→ Data lines:
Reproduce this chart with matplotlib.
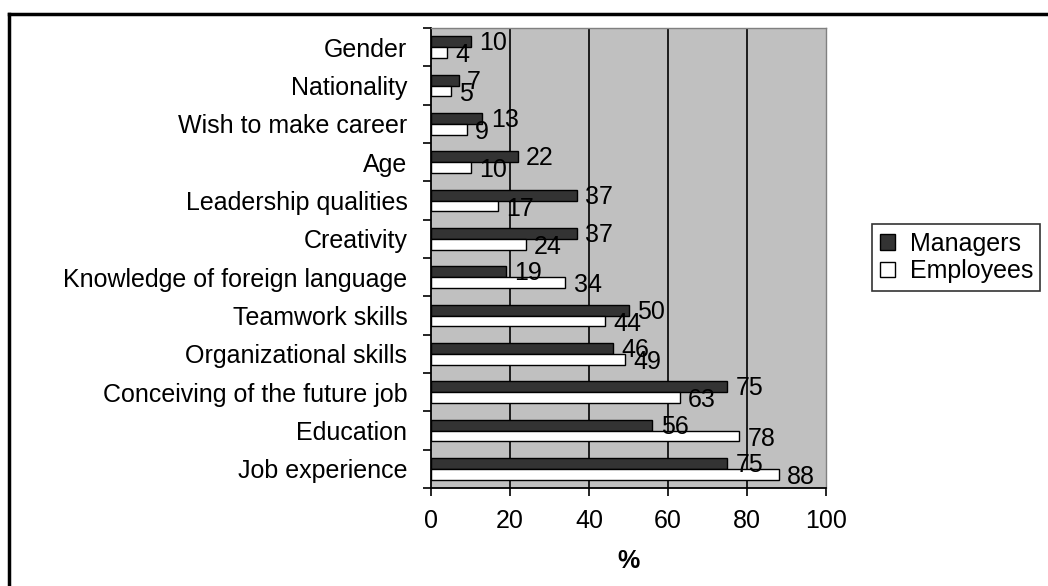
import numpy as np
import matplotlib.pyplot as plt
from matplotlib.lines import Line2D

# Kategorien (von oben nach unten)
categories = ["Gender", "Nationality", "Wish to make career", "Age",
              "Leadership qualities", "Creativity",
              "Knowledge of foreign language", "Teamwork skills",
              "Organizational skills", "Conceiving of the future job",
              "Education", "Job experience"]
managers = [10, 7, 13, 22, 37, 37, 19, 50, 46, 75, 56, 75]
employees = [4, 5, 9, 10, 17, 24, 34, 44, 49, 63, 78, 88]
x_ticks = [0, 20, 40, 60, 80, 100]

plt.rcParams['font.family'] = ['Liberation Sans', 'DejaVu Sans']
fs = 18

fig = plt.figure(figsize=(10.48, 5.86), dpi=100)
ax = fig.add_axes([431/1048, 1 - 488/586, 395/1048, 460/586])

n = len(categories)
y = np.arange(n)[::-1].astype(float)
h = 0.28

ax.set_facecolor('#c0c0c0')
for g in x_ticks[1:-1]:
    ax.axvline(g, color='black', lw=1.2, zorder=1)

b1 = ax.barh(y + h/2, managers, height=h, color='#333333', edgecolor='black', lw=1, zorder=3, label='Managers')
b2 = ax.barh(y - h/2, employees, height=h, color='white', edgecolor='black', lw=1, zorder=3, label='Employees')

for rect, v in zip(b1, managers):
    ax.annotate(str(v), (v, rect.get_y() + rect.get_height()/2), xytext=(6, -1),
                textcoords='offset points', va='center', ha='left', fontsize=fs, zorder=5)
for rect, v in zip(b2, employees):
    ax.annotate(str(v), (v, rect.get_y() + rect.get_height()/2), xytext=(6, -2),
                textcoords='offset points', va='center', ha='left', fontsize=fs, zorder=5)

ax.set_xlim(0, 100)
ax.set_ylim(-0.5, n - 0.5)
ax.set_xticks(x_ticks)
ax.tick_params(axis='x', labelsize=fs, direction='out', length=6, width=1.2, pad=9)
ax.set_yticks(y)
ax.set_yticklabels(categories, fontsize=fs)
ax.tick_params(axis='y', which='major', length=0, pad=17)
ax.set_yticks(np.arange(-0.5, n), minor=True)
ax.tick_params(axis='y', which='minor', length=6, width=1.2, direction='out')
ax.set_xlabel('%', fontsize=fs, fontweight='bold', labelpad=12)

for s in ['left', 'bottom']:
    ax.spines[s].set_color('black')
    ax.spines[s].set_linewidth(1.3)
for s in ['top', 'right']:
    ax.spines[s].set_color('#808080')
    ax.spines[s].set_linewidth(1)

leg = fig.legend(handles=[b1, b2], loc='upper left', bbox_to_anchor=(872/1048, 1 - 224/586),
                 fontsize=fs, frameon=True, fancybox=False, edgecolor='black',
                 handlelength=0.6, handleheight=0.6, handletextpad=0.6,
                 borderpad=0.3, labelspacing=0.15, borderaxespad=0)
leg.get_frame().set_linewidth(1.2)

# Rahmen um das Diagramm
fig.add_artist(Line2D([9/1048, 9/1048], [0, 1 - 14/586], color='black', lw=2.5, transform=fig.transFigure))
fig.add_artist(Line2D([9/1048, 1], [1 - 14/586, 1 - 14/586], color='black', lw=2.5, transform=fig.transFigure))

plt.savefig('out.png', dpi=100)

→ Challenge:
Repeat the listing verbatim. Skip the pictures.

→ Task result:
Reproduce this chart with matplotlib.
import numpy as np
import matplotlib.pyplot as plt
from matplotlib.lines import Line2D

# Kategorien (von oben nach unten)
categories = ["Gender", "Nationality", "Wish to make career", "Age",
              "Leadership qualities", "Creativity",
              "Knowledge of foreign language", "Teamwork skills",
              "Organizational skills", "Conceiving of the future job",
              "Education", "Job experience"]
managers = [10, 7, 13, 22, 37, 37, 19, 50, 46, 75, 56, 75]
employees = [4, 5, 9, 10, 17, 24, 34, 44, 49, 63, 78, 88]
x_ticks = [0, 20, 40, 60, 80, 100]

plt.rcParams['font.family'] = ['Liberation Sans', 'DejaVu Sans']
fs = 18

fig = plt.figure(figsize=(10.48, 5.86), dpi=100)
ax = fig.add_axes([431/1048, 1 - 488/586, 395/1048, 460/586])

n = len(categories)
y = np.arange(n)[::-1].astype(float)
h = 0.28

ax.set_facecolor('#c0c0c0')
for g in x_ticks[1:-1]:
    ax.axvline(g, color='black', lw=1.2, zorder=1)

b1 = ax.barh(y + h/2, managers, height=h, color='#333333', edgecolor='black', lw=1, zorder=3, label='Managers')
b2 = ax.barh(y - h/2, employees, height=h, color='white', edgecolor='black', lw=1, zorder=3, label='Employees')

for rect, v in zip(b1, managers):
    ax.annotate(str(v), (v, rect.get_y() + rect.get_height()/2), xytext=(6, -1),
                textcoords='offset points', va='center', ha='left', fontsize=fs, zorder=5)
for rect, v in zip(b2, employees):
    ax.annotate(str(v), (v, rect.get_y() + rect.get_height()/2), xytext=(6, -2),
                textcoords='offset points', va='center', ha='left', fontsize=fs, zorder=5)

ax.set_xlim(0, 100)
ax.set_ylim(-0.5, n - 0.5)
ax.set_xticks(x_ticks)
ax.tick_params(axis='x', labelsize=fs, direction='out', length=6, width=1.2, pad=9)
ax.set_yticks(y)
ax.set_yticklabels(categories, fontsize=fs)
ax.tick_params(axis='y', which='major', length=0, pad=17)
ax.set_yticks(np.arange(-0.5, n), minor=True)
ax.tick_params(axis='y', which='minor', length=6, width=1.2, direction='out')
ax.set_xlabel('%', fontsize=fs, fontweight='bold', labelpad=12)

for s in ['left', 'bottom']:
    ax.spines[s].set_color('black')
    ax.spines[s].set_linewidth(1.3)
for s in ['top', 'right']:
    ax.spines[s].set_color('#808080')
    ax.spines[s].set_linewidth(1)

leg = fig.legend(handles=[b1, b2], loc='upper left', bbox_to_anchor=(872/1048, 1 - 224/586),
                 fontsize=fs, frameon=True, fancybox=False, edgecolor='black',
                 handlelength=0.6, handleheight=0.6, handletextpad=0.6,
                 borderpad=0.3, labelspacing=0.15, borderaxespad=0)
leg.get_frame().set_linewidth(1.2)

# Rahmen um das Diagramm
fig.add_artist(Line2D([9/1048, 9/1048], [0, 1 - 14/586], color='black', lw=2.5, transform=fig.transFigure))
fig.add_artist(Line2D([9/1048, 1], [1 - 14/586, 1 - 14/586], color='black', lw=2.5, transform=fig.transFigure))

plt.savefig('out.png', dpi=100)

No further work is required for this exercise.